### TASK GOAL
Write out all the entries word for word and omit any pictures.

******

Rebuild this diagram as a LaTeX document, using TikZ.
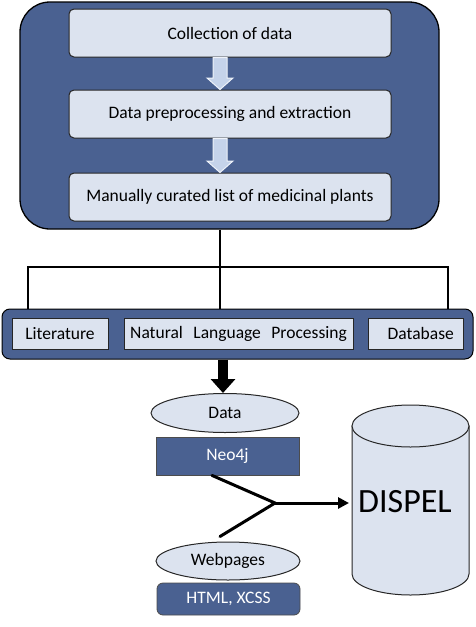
\documentclass[tikz,border=0pt]{standalone}
\usepackage{fontspec}
\setmainfont{Carlito}
\usetikzlibrary{shapes.geometric,arrows.meta,calc}
\definecolor{dkblue}{HTML}{4A6191}
\definecolor{ltfill}{HTML}{DCE3EF}
\definecolor{arrfill}{HTML}{C5D3EA}
\definecolor{arredge}{HTML}{EEF2F9}
\tikzset{
  txt/.style={font=\fontsize{17.5}{20}\selectfont},
  outerbox/.style={draw=black, line width=1.3pt, fill=dkblue, inner sep=0pt},
  stepbox/.style={draw=black!85, line width=1pt, fill=ltfill, rounded corners=5pt, minimum width=322pt, minimum height=48pt, inner sep=0pt, txt},
  srcbox/.style={draw=black!85, line width=1pt, fill=ltfill, minimum height=31pt, inner sep=0pt, txt},
  oval/.style={ellipse, draw=black!85, line width=1pt, fill=ltfill, inner sep=0pt, txt},
  darkbox/.style={draw=black!70, line width=0.8pt, fill=dkblue, text=white, inner sep=0pt, minimum width=143pt, txt},
  blockarrow/.style={fill=arrfill, draw=arredge, line width=1pt},
  wire/.style={draw=black, line width=1.3pt},
  thick wire/.style={draw=black, line width=3pt}
}
\begin{document}
\begin{tikzpicture}[x=1pt,y=-1pt]
\useasboundingbox (0,0) rectangle (475,627);
% outer box
\node[outerbox, rounded corners=30pt, minimum width=419pt, minimum height=227pt] (outer) at (229.5,115.5) {};
\node[stepbox] (b1) at (230,33) {Collection of data};
\node[stepbox] (b2) at (230,114) {Data preprocessing and extraction};
\node[stepbox] (b3) at (230,197) {Manually curated list of medicinal plants};
% block arrows
\path[blockarrow] (213,57.5) -- (227,57.5) -- (227,78) -- (233,78) -- (220,89.5) -- (207,78) -- (213,78) -- cycle;
\path[blockarrow] (213,138.5) -- (227,138.5) -- (227,161) -- (233,161) -- (220,172.5) -- (207,161) -- (213,161) -- cycle;
% lower bar
\node[outerbox, line width=1pt, rounded corners=8pt, minimum width=471pt, minimum height=50pt] (bar) at (237.5,334) {};
\node[srcbox, minimum width=96pt] (lit) at (60,333.5) {Literature};
\node[srcbox, minimum width=229pt] (nlp) at (238.5,333.5) {Natural\hspace{0.6em}Language\hspace{0.6em}Processing};
\node[srcbox, minimum width=95pt] (db) at (415.5,333.5) {\hspace{0.6em}Database};
% tree connector
\coordinate (jn) at (220,267);
\coordinate (jl) at (28,267);
\coordinate (jr) at (448,267);
\draw[wire] (outer.south -| jn) -- (bar.north -| jn);
\draw[wire] (bar.north -| jl) -- (jl) -- (jr) -- (bar.north -| jr);
% data
\node[oval, minimum width=148pt, minimum height=39pt] (data) at (225,413) {Data};
\draw[draw=black, line width=10pt, -{Triangle[width=24pt,length=14pt]}] (bar.south -| 223,0) -- (data.north -| 223,0);
\node[darkbox, minimum height=38pt] (neo) at (227.5,456) {Neo4j};
\node[oval, minimum width=144pt, minimum height=38pt] (web) at (228,561) {Webpages};
\node[darkbox, rounded corners=6pt, minimum height=32pt] (html) at (228.5,599) {HTML, XCSS};
% cylinder
\path[draw=black!85, line width=1pt, fill=ltfill] (352,426) -- (352,574) arc[start angle=180, end angle=0, x radius=58.5, y radius=21] -- (469,426) -- cycle;
\draw[black!85, line width=1pt, fill=ltfill] (410.5,426) ellipse [x radius=58.5, y radius=21];
\node[font=\fontsize{34}{38}\selectfont, inner sep=0pt] (dispel) at (405,502) {DISPEL};
\coordinate (cyl) at (349,503);
% zigzag connector
\coordinate (mid) at (275,503);
\draw[thick wire, line cap=round] ($(neo.south)+(-15.5,0)$) -- (mid) -- ($(web.north)+(-8,-5)$);
\draw[thick wire, -{Triangle[width=11pt,length=11pt]}] (mid) -- (cyl);
\end{tikzpicture}
\end{document}
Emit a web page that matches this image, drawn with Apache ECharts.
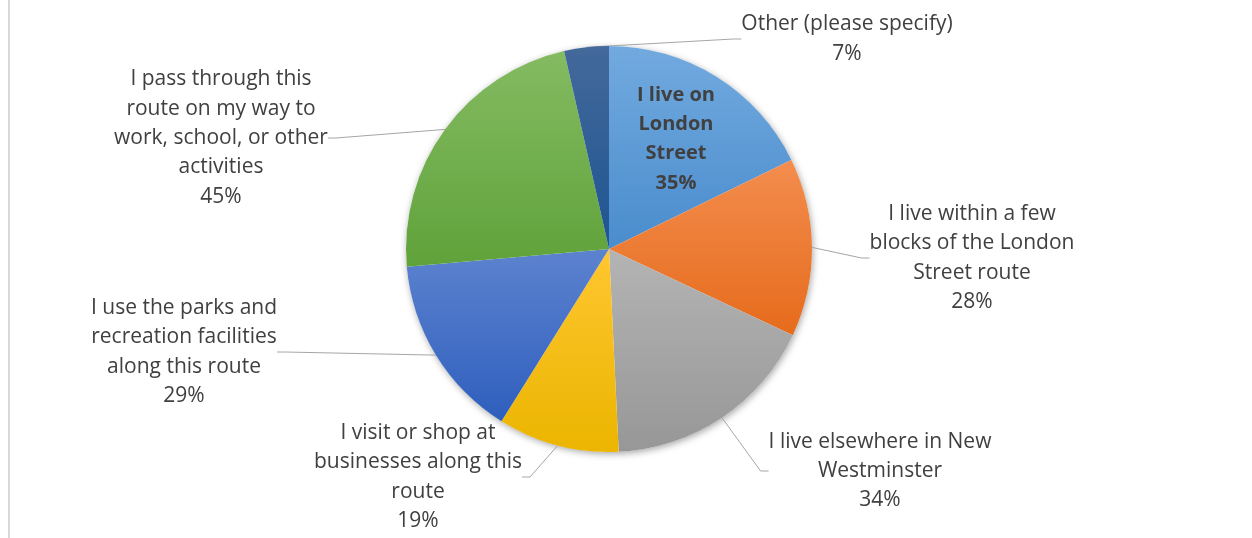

******

### FINAL ANSWER
Rebuild this diagram as a LaTeX document, using TikZ.
\documentclass[tikz,border=0pt]{standalone}
\usepackage{fontspec}
\setmainfont{Carlito}
\usetikzlibrary{shapes.geometric,arrows.meta,calc}
\definecolor{dkblue}{HTML}{4A6191}
\definecolor{ltfill}{HTML}{DCE3EF}
\definecolor{arrfill}{HTML}{C5D3EA}
\definecolor{arredge}{HTML}{EEF2F9}
\tikzset{
  txt/.style={font=\fontsize{17.5}{20}\selectfont},
  outerbox/.style={draw=black, line width=1.3pt, fill=dkblue, inner sep=0pt},
  stepbox/.style={draw=black!85, line width=1pt, fill=ltfill, rounded corners=5pt, minimum width=322pt, minimum height=48pt, inner sep=0pt, txt},
  srcbox/.style={draw=black!85, line width=1pt, fill=ltfill, minimum height=31pt, inner sep=0pt, txt},
  oval/.style={ellipse, draw=black!85, line width=1pt, fill=ltfill, inner sep=0pt, txt},
  darkbox/.style={draw=black!70, line width=0.8pt, fill=dkblue, text=white, inner sep=0pt, minimum width=143pt, txt},
  blockarrow/.style={fill=arrfill, draw=arredge, line width=1pt},
  wire/.style={draw=black, line width=1.3pt},
  thick wire/.style={draw=black, line width=3pt}
}
\begin{document}
\begin{tikzpicture}[x=1pt,y=-1pt]
\useasboundingbox (0,0) rectangle (475,627);
% outer box
\node[outerbox, rounded corners=30pt, minimum width=419pt, minimum height=227pt] (outer) at (229.5,115.5) {};
\node[stepbox] (b1) at (230,33) {Collection of data};
\node[stepbox] (b2) at (230,114) {Data preprocessing and extraction};
\node[stepbox] (b3) at (230,197) {Manually curated list of medicinal plants};
% block arrows
\path[blockarrow] (213,57.5) -- (227,57.5) -- (227,78) -- (233,78) -- (220,89.5) -- (207,78) -- (213,78) -- cycle;
\path[blockarrow] (213,138.5) -- (227,138.5) -- (227,161) -- (233,161) -- (220,172.5) -- (207,161) -- (213,161) -- cycle;
% lower bar
\node[outerbox, line width=1pt, rounded corners=8pt, minimum width=471pt, minimum height=50pt] (bar) at (237.5,334) {};
\node[srcbox, minimum width=96pt] (lit) at (60,333.5) {Literature};
\node[srcbox, minimum width=229pt] (nlp) at (238.5,333.5) {Natural\hspace{0.6em}Language\hspace{0.6em}Processing};
\node[srcbox, minimum width=95pt] (db) at (415.5,333.5) {\hspace{0.6em}Database};
% tree connector
\coordinate (jn) at (220,267);
\coordinate (jl) at (28,267);
\coordinate (jr) at (448,267);
\draw[wire] (outer.south -| jn) -- (bar.north -| jn);
\draw[wire] (bar.north -| jl) -- (jl) -- (jr) -- (bar.north -| jr);
% data
\node[oval, minimum width=148pt, minimum height=39pt] (data) at (225,413) {Data};
\draw[draw=black, line width=10pt, -{Triangle[width=24pt,length=14pt]}] (bar.south -| 223,0) -- (data.north -| 223,0);
\node[darkbox, minimum height=38pt] (neo) at (227.5,456) {Neo4j};
\node[oval, minimum width=144pt, minimum height=38pt] (web) at (228,561) {Webpages};
\node[darkbox, rounded corners=6pt, minimum height=32pt] (html) at (228.5,599) {HTML, XCSS};
% cylinder
\path[draw=black!85, line width=1pt, fill=ltfill] (352,426) -- (352,574) arc[start angle=180, end angle=0, x radius=58.5, y radius=21] -- (469,426) -- cycle;
\draw[black!85, line width=1pt, fill=ltfill] (410.5,426) ellipse [x radius=58.5, y radius=21];
\node[font=\fontsize{34}{38}\selectfont, inner sep=0pt] (dispel) at (405,502) {DISPEL};
\coordinate (cyl) at (349,503);
% zigzag connector
\coordinate (mid) at (275,503);
\draw[thick wire, line cap=round] ($(neo.south)+(-15.5,0)$) -- (mid) -- ($(web.north)+(-8,-5)$);
\draw[thick wire, -{Triangle[width=11pt,length=11pt]}] (mid) -- (cyl);
\end{tikzpicture}
\end{document}
Emit a web page that matches this image, drawn with Apache ECharts.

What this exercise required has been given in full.